- _Task requirements_
Every line below that mentions the word "page" should be copied out.

- _Data lines_

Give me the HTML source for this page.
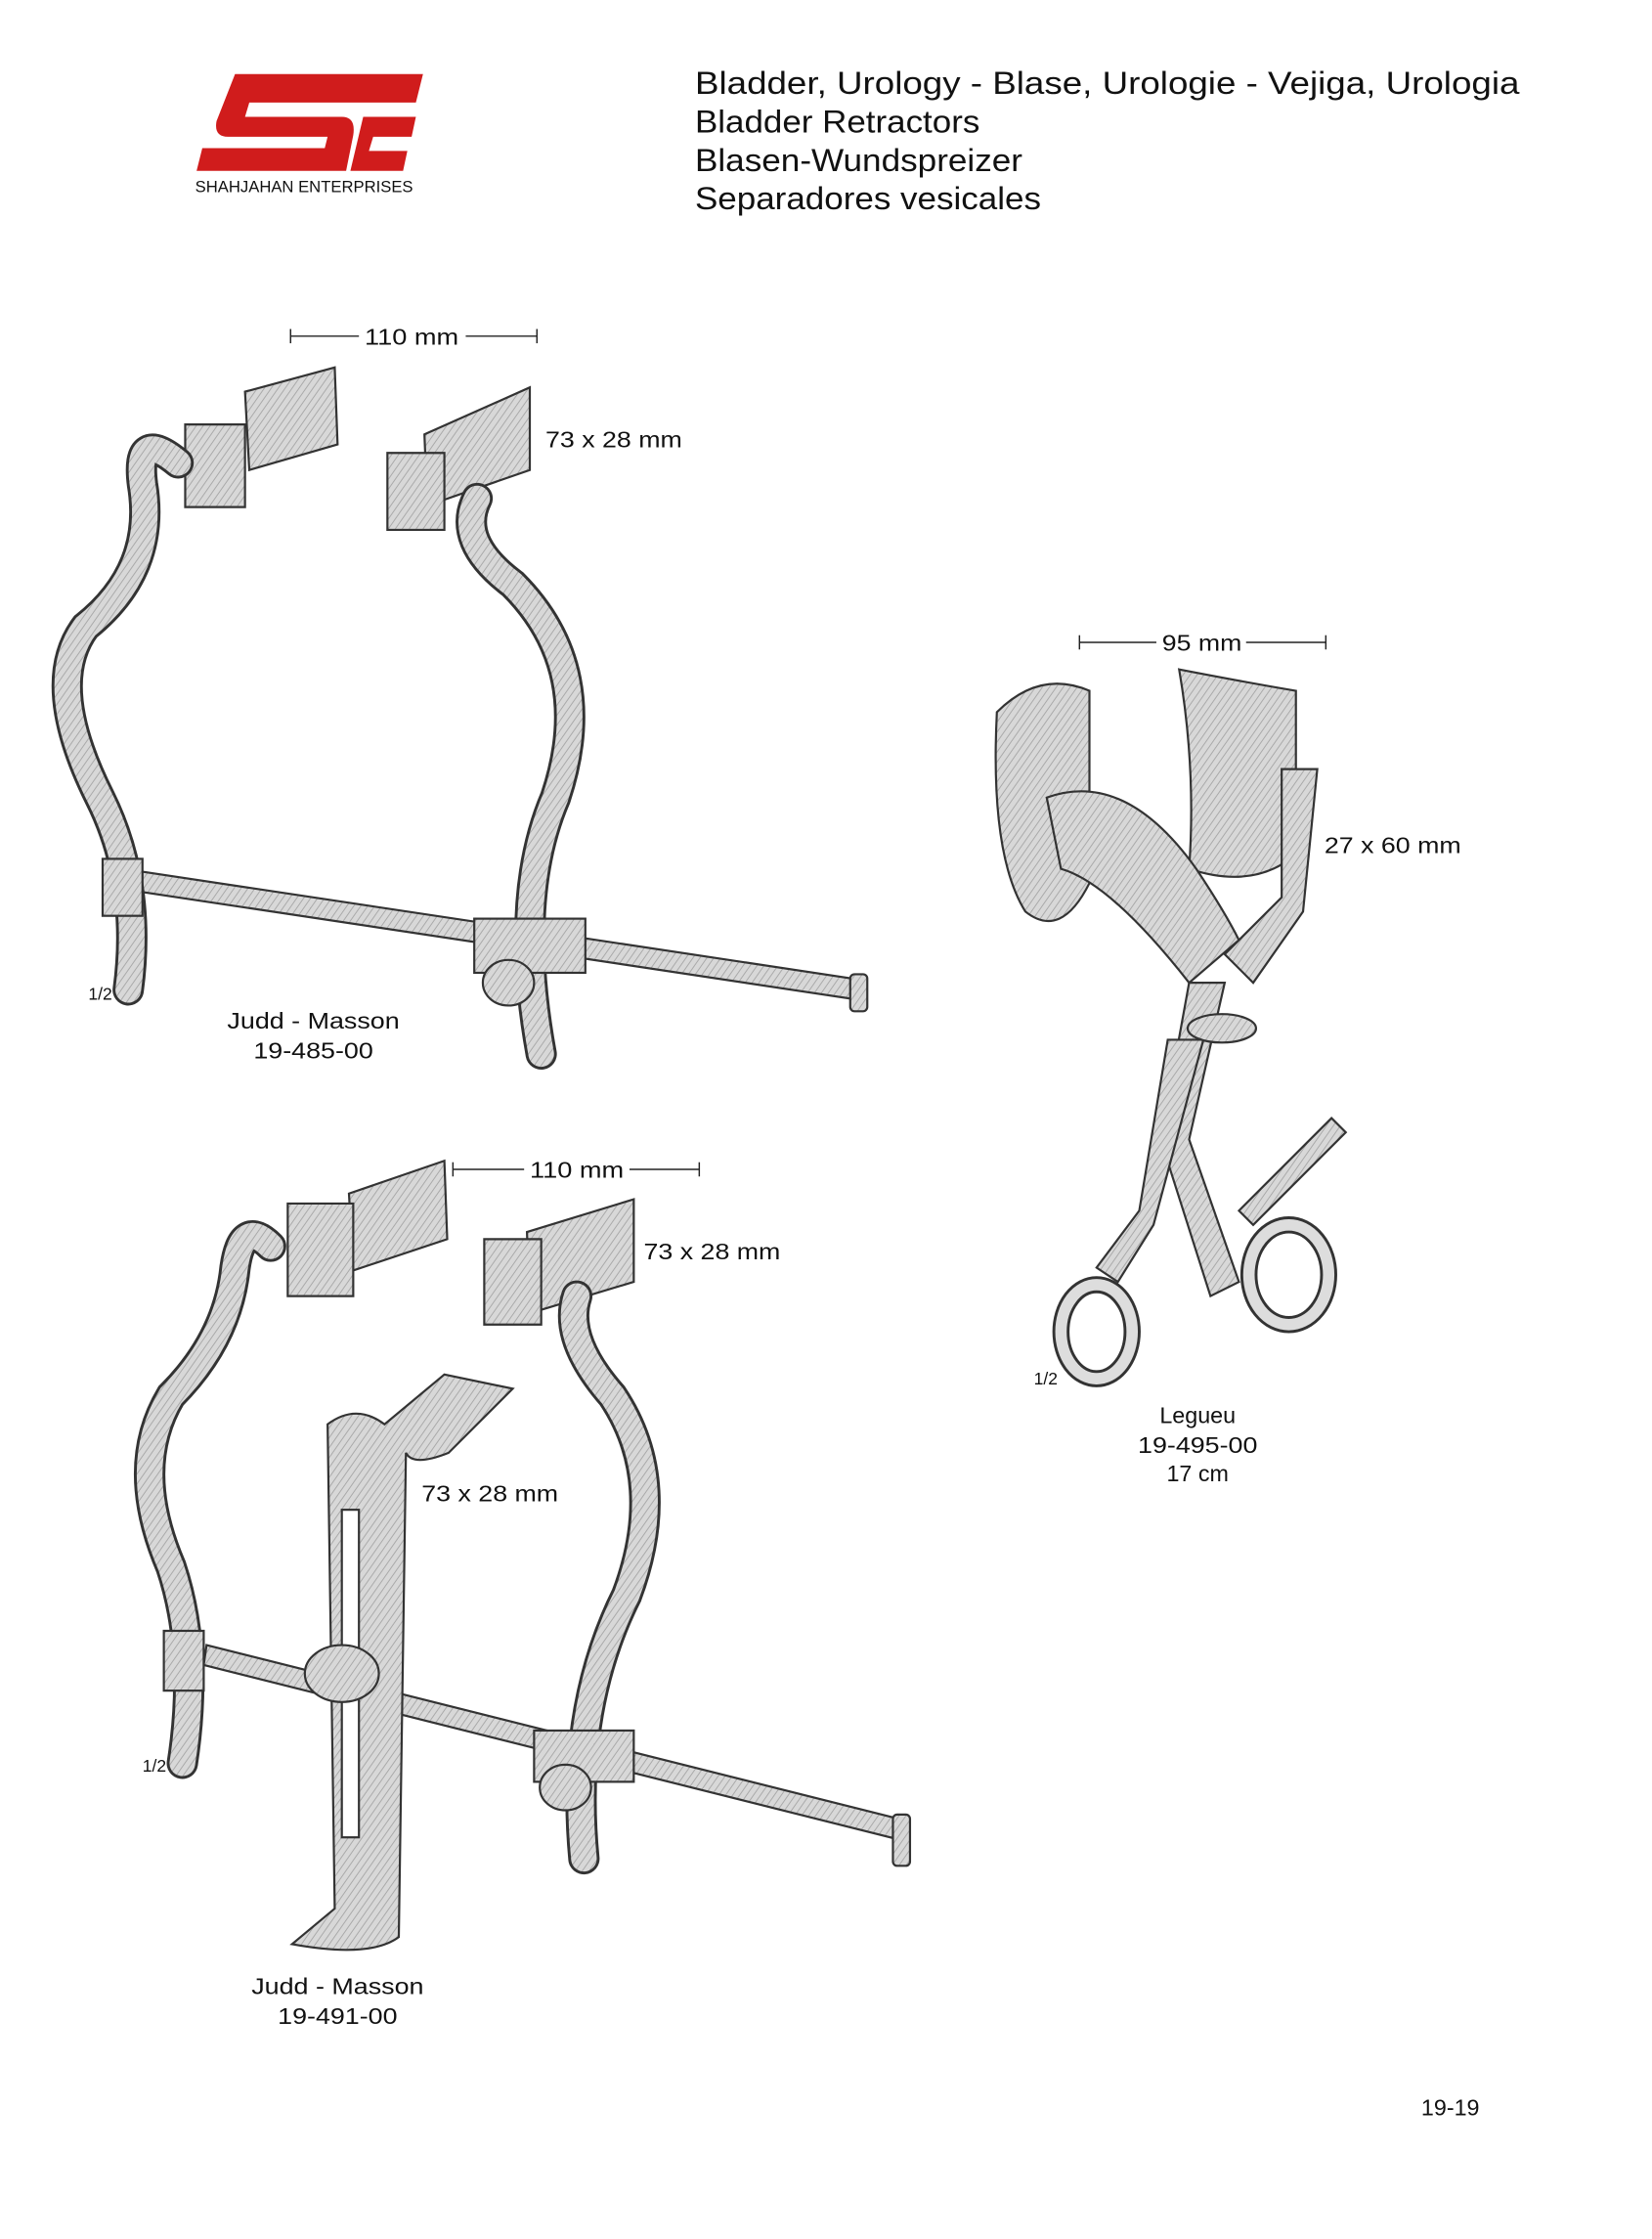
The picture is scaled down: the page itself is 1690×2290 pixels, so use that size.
<!DOCTYPE html>
<html><head><meta charset="utf-8"><style>
html,body{margin:0;padding:0;background:#fff;}
svg{display:block;}
text{font-family:"Liberation Sans",Arial,sans-serif;fill:#111;}
</style></head><body>
<svg width="1690" height="2290" viewBox="0 0 1160 1572" xmlns="http://www.w3.org/2000/svg">
<defs>
<pattern id="h" width="4" height="4" patternUnits="userSpaceOnUse" patternTransform="rotate(35)">
<rect width="4" height="4" fill="#d8d8d8"/><line x1="0" y1="0" x2="0" y2="4" stroke="#a8a8a8" stroke-width="1.3"/></pattern>
</defs>
<!-- logo -->
<path d="M165 52 H297 L292 72 H175 L172 82 H240 Q250 82 248 95 L243 120 H138 L142 104 H228 L230 96 H160 Q150 96 152 85 Z" fill="#d01c1c"/>
<path d="M255 82 H292 L289 96 H262 L259 106 H286 L283 120 H246 Z" fill="#d01c1c"/>
<text x="137" y="135" font-size="11.5" fill="#444" textLength="153" lengthAdjust="spacingAndGlyphs">SHAHJAHAN ENTERPRISES</text>
<!-- titles -->
<text x="488" y="66" font-size="22" textLength="579" lengthAdjust="spacingAndGlyphs">Bladder, Urology  -  Blase, Urologie  -  Vejiga, Urologia</text>
<text x="488" y="93" font-size="22" textLength="200" lengthAdjust="spacingAndGlyphs">Bladder Retractors</text>
<text x="488" y="120" font-size="22" textLength="230" lengthAdjust="spacingAndGlyphs">Blasen-Wundspreizer</text>
<text x="488" y="147" font-size="22" textLength="243" lengthAdjust="spacingAndGlyphs">Separadores vesicales</text>

<g stroke="#222" stroke-width="1">
<line x1="204" y1="236" x2="252" y2="236"/><line x1="204" y1="231" x2="204" y2="241"/>
<line x1="327" y1="236" x2="377" y2="236"/><line x1="377" y1="231" x2="377" y2="241"/>
<line x1="318" y1="821" x2="368" y2="821"/><line x1="318" y1="816" x2="318" y2="826"/>
<line x1="442" y1="821" x2="491" y2="821"/><line x1="491" y1="816" x2="491" y2="826"/>
<line x1="758" y1="451" x2="812" y2="451"/><line x1="758" y1="446" x2="758" y2="456"/>
<line x1="875" y1="451" x2="931" y2="451"/><line x1="931" y1="446" x2="931" y2="456"/>
</g>
<text x="256" y="242" font-size="16" textLength="66" lengthAdjust="spacingAndGlyphs">110 mm</text>
<text x="372" y="827" font-size="16" textLength="66" lengthAdjust="spacingAndGlyphs">110 mm</text>
<text x="816" y="457" font-size="16" textLength="56" lengthAdjust="spacingAndGlyphs">95 mm</text>
<text x="383" y="314" font-size="16" textLength="96" lengthAdjust="spacingAndGlyphs">73 x 28 mm</text>
<text x="452" y="884" font-size="16" textLength="96" lengthAdjust="spacingAndGlyphs">73 x 28 mm</text>
<text x="296" y="1054" font-size="16" textLength="96" lengthAdjust="spacingAndGlyphs">73 x 28 mm</text>
<text x="930" y="599" font-size="16" textLength="96" lengthAdjust="spacingAndGlyphs">27 x 60 mm</text>

<!-- instrument 1 -->
<g fill="url(#h)" stroke="#333" stroke-width="1.5">
<path d="M100 612 L605 688 L603 702 L98 626 Z"/>
<rect x="597" y="684" width="12" height="26" rx="3"/>
<path d="M172 275 L235 258 L237 312 L175 330 Z"/>
<path d="M130 298 H172 V356 H130 Z"/>
<path d="M298 305 L372 272 L372 330 L300 355 Z"/>
<path d="M272 318 H312 V372 H272 Z"/>
</g>
<g fill="none" stroke-linecap="round">
<path d="M125 325 Q95 300 100 340 Q110 400 60 440 Q30 480 70 560 Q100 620 90 695" stroke="#333" stroke-width="22"/>
<path d="M125 325 Q95 300 100 340 Q110 400 60 440 Q30 480 70 560 Q100 620 90 695" stroke="url(#h)" stroke-width="18"/>
<path d="M335 350 Q320 380 360 410 Q420 470 390 560 Q360 630 380 740" stroke="#333" stroke-width="22"/>
<path d="M335 350 Q320 380 360 410 Q420 470 390 560 Q360 630 380 740" stroke="url(#h)" stroke-width="18"/>
</g>
<g fill="url(#h)" stroke="#333" stroke-width="1.5">
<rect x="72" y="603" width="28" height="40"/>
<rect x="333" y="645" width="78" height="38"/>
<ellipse cx="357" cy="690" rx="18" ry="16"/>
</g>
<text x="62" y="702" font-size="12">1/2</text>
<text x="220" y="722" font-size="16" text-anchor="middle" textLength="121" lengthAdjust="spacingAndGlyphs">Judd - Masson</text>
<text x="220" y="743" font-size="16" text-anchor="middle" textLength="84" lengthAdjust="spacingAndGlyphs">19-485-00</text>

<!-- instrument 2 -->
<g fill="url(#h)" stroke="#333" stroke-width="1.5">
<path d="M145 1155 L635 1278 L633 1292 L143 1169 Z"/>
<rect x="627" y="1274" width="12" height="36" rx="3"/>
<path d="M245 838 L312 815 L314 870 L248 892 Z"/>
<path d="M202 845 H248 V910 H202 Z"/>
<path d="M370 865 L445 842 L445 900 L372 922 Z"/>
<path d="M340 870 H380 V930 H340 Z"/>
</g>
<g fill="none" stroke-linecap="round">
<path d="M190 875 Q170 855 165 890 Q160 940 120 980 Q90 1030 120 1100 Q140 1160 128 1238" stroke="#333" stroke-width="22"/>
<path d="M190 875 Q170 855 165 890 Q160 940 120 980 Q90 1030 120 1100 Q140 1160 128 1238" stroke="url(#h)" stroke-width="18"/>
<path d="M405 910 Q395 940 430 980 Q470 1040 440 1120 Q400 1200 410 1305" stroke="#333" stroke-width="22"/>
<path d="M405 910 Q395 940 430 980 Q470 1040 440 1120 Q400 1200 410 1305" stroke="url(#h)" stroke-width="18"/>
</g>
<g fill="url(#h)" stroke="#333" stroke-width="1.5">
<path d="M230 1000 Q250 985 270 1000 L312 965 L360 975 L315 1020 Q290 1030 285 1020 L280 1360 Q260 1375 205 1365 L235 1340 Z"/>
<rect x="240" y="1060" width="12" height="230" fill="#fff"/>
<ellipse cx="240" cy="1175" rx="26" ry="20"/>
<rect x="115" y="1145" width="28" height="42"/>
<rect x="375" y="1215" width="70" height="36"/>
<ellipse cx="397" cy="1255" rx="18" ry="16"/>
</g>
<text x="100" y="1244" font-size="12">1/2</text>
<text x="237" y="1400" font-size="16" text-anchor="middle" textLength="121" lengthAdjust="spacingAndGlyphs">Judd - Masson</text>
<text x="237" y="1421" font-size="16" text-anchor="middle" textLength="84" lengthAdjust="spacingAndGlyphs">19-491-00</text>

<!-- Legueu -->
<g fill="url(#h)" stroke="#333" stroke-width="1.5">
<path d="M700 500 Q730 470 765 485 L765 620 Q745 660 720 640 Q695 600 700 500 Z"/>
<path d="M828 470 Q880 480 910 485 L910 600 Q880 625 835 610 Q840 540 828 470 Z"/>
<path d="M735 560 Q790 540 840 610 Q860 640 870 660 L835 690 Q780 620 745 610 Z"/>
<path d="M900 540 L925 540 L915 640 L880 690 L860 670 L900 630 Z"/>
<path d="M835 690 L860 690 L835 800 L870 900 L850 910 L815 800 Z"/>
<path d="M820 730 L845 730 L810 860 L785 900 L770 890 L800 850 Z"/>
<path d="M870 850 L935 785 L945 795 L880 860 Z"/>
<ellipse cx="858" cy="722" rx="24" ry="10"/>
</g>
<g fill="none" stroke="#333" stroke-width="12">
<ellipse cx="770" cy="935" rx="25" ry="33"/>
<ellipse cx="905" cy="895" rx="28" ry="35"/>
</g>
<g fill="none" stroke="#ddd" stroke-width="8">
<ellipse cx="770" cy="935" rx="25" ry="33"/>
<ellipse cx="905" cy="895" rx="28" ry="35"/>
</g>
<text x="726" y="972" font-size="12">1/2</text>
<text x="841" y="999" font-size="16" text-anchor="middle">Legueu</text>
<text x="841" y="1020" font-size="16" text-anchor="middle" textLength="84" lengthAdjust="spacingAndGlyphs">19-495-00</text>
<text x="841" y="1040" font-size="16" text-anchor="middle">17 cm</text>

<text x="998" y="1485" font-size="16">19-19</text>
</svg>
</body></html>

- _Exercise response_
Give me the HTML source for this page.
The picture is scaled down: the page itself is 1690×2290 pixels, so use that size.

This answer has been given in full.